--- begin Material provided ---

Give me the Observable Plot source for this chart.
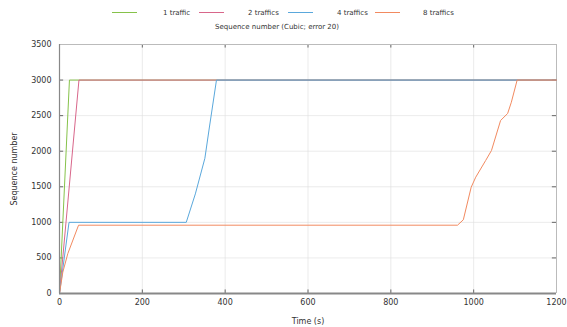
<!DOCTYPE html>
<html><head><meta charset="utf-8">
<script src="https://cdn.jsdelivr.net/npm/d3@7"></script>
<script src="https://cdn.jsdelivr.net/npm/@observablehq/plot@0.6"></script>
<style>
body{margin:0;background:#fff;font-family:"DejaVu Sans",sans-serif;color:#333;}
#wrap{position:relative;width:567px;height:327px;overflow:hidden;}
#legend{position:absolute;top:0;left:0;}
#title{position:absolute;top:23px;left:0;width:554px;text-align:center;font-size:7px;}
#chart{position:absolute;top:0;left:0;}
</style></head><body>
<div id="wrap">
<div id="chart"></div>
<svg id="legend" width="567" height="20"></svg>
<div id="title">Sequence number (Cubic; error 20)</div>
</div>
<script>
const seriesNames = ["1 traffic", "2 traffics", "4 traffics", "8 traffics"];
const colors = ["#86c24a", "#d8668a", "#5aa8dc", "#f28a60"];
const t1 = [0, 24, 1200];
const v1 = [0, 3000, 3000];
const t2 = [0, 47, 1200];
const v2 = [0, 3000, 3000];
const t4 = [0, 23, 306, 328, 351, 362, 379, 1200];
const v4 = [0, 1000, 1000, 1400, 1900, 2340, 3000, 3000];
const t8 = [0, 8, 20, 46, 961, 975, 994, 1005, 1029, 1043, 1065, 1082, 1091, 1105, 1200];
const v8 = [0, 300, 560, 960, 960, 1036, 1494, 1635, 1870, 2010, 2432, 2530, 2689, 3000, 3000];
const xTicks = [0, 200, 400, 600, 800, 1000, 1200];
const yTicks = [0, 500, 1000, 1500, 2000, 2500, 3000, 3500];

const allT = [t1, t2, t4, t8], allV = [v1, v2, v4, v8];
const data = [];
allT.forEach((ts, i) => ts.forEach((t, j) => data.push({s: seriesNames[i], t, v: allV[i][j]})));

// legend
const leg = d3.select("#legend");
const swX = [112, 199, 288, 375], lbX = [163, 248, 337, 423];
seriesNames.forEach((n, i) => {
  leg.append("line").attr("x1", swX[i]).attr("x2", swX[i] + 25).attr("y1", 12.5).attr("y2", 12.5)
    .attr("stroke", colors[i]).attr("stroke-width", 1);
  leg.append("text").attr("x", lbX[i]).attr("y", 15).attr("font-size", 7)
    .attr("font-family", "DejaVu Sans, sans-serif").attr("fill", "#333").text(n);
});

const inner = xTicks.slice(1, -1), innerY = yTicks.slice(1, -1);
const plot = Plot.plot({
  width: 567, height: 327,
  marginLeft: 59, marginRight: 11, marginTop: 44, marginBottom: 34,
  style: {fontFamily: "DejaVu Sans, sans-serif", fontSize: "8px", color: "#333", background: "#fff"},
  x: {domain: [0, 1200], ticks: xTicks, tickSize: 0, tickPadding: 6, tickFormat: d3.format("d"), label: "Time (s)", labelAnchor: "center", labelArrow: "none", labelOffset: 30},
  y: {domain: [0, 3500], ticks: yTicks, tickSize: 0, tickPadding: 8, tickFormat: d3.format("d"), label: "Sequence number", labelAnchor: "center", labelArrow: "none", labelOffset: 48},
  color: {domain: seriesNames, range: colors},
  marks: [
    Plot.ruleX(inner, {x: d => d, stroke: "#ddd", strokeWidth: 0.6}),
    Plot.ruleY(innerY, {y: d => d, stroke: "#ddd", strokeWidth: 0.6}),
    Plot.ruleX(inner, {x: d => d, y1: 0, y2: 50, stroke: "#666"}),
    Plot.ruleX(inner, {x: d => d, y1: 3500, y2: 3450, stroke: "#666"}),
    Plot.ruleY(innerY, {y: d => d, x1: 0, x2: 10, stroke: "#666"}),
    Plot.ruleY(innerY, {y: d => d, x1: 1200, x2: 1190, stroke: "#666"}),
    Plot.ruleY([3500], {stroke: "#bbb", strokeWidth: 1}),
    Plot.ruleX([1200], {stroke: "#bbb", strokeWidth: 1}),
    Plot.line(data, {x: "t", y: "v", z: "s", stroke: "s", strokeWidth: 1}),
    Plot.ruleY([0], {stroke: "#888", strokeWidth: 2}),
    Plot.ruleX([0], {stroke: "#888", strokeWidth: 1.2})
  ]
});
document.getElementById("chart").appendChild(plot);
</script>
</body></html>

--- end Material provided ---

** Work to be completed **
Set down the material above as is, without any pictures.

** Reply to the exercise **
Give me the Observable Plot source for this chart.
<!DOCTYPE html>
<html><head><meta charset="utf-8">
<script src="https://cdn.jsdelivr.net/npm/d3@7"></script>
<script src="https://cdn.jsdelivr.net/npm/@observablehq/plot@0.6"></script>
<style>
body{margin:0;background:#fff;font-family:"DejaVu Sans",sans-serif;color:#333;}
#wrap{position:relative;width:567px;height:327px;overflow:hidden;}
#legend{position:absolute;top:0;left:0;}
#title{position:absolute;top:23px;left:0;width:554px;text-align:center;font-size:7px;}
#chart{position:absolute;top:0;left:0;}
</style></head><body>
<div id="wrap">
<div id="chart"></div>
<svg id="legend" width="567" height="20"></svg>
<div id="title">Sequence number (Cubic; error 20)</div>
</div>
<script>
const seriesNames = ["1 traffic", "2 traffics", "4 traffics", "8 traffics"];
const colors = ["#86c24a", "#d8668a", "#5aa8dc", "#f28a60"];
const t1 = [0, 24, 1200];
const v1 = [0, 3000, 3000];
const t2 = [0, 47, 1200];
const v2 = [0, 3000, 3000];
const t4 = [0, 23, 306, 328, 351, 362, 379, 1200];
const v4 = [0, 1000, 1000, 1400, 1900, 2340, 3000, 3000];
const t8 = [0, 8, 20, 46, 961, 975, 994, 1005, 1029, 1043, 1065, 1082, 1091, 1105, 1200];
const v8 = [0, 300, 560, 960, 960, 1036, 1494, 1635, 1870, 2010, 2432, 2530, 2689, 3000, 3000];
const xTicks = [0, 200, 400, 600, 800, 1000, 1200];
const yTicks = [0, 500, 1000, 1500, 2000, 2500, 3000, 3500];

const allT = [t1, t2, t4, t8], allV = [v1, v2, v4, v8];
const data = [];
allT.forEach((ts, i) => ts.forEach((t, j) => data.push({s: seriesNames[i], t, v: allV[i][j]})));

// legend
const leg = d3.select("#legend");
const swX = [112, 199, 288, 375], lbX = [163, 248, 337, 423];
seriesNames.forEach((n, i) => {
  leg.append("line").attr("x1", swX[i]).attr("x2", swX[i] + 25).attr("y1", 12.5).attr("y2", 12.5)
    .attr("stroke", colors[i]).attr("stroke-width", 1);
  leg.append("text").attr("x", lbX[i]).attr("y", 15).attr("font-size", 7)
    .attr("font-family", "DejaVu Sans, sans-serif").attr("fill", "#333").text(n);
});

const inner = xTicks.slice(1, -1), innerY = yTicks.slice(1, -1);
const plot = Plot.plot({
  width: 567, height: 327,
  marginLeft: 59, marginRight: 11, marginTop: 44, marginBottom: 34,
  style: {fontFamily: "DejaVu Sans, sans-serif", fontSize: "8px", color: "#333", background: "#fff"},
  x: {domain: [0, 1200], ticks: xTicks, tickSize: 0, tickPadding: 6, tickFormat: d3.format("d"), label: "Time (s)", labelAnchor: "center", labelArrow: "none", labelOffset: 30},
  y: {domain: [0, 3500], ticks: yTicks, tickSize: 0, tickPadding: 8, tickFormat: d3.format("d"), label: "Sequence number", labelAnchor: "center", labelArrow: "none", labelOffset: 48},
  color: {domain: seriesNames, range: colors},
  marks: [
    Plot.ruleX(inner, {x: d => d, stroke: "#ddd", strokeWidth: 0.6}),
    Plot.ruleY(innerY, {y: d => d, stroke: "#ddd", strokeWidth: 0.6}),
    Plot.ruleX(inner, {x: d => d, y1: 0, y2: 50, stroke: "#666"}),
    Plot.ruleX(inner, {x: d => d, y1: 3500, y2: 3450, stroke: "#666"}),
    Plot.ruleY(innerY, {y: d => d, x1: 0, x2: 10, stroke: "#666"}),
    Plot.ruleY(innerY, {y: d => d, x1: 1200, x2: 1190, stroke: "#666"}),
    Plot.ruleY([3500], {stroke: "#bbb", strokeWidth: 1}),
    Plot.ruleX([1200], {stroke: "#bbb", strokeWidth: 1}),
    Plot.line(data, {x: "t", y: "v", z: "s", stroke: "s", strokeWidth: 1}),
    Plot.ruleY([0], {stroke: "#888", strokeWidth: 2}),
    Plot.ruleX([0], {stroke: "#888", strokeWidth: 1.2})
  ]
});
document.getElementById("chart").appendChild(plot);
</script>
</body></html>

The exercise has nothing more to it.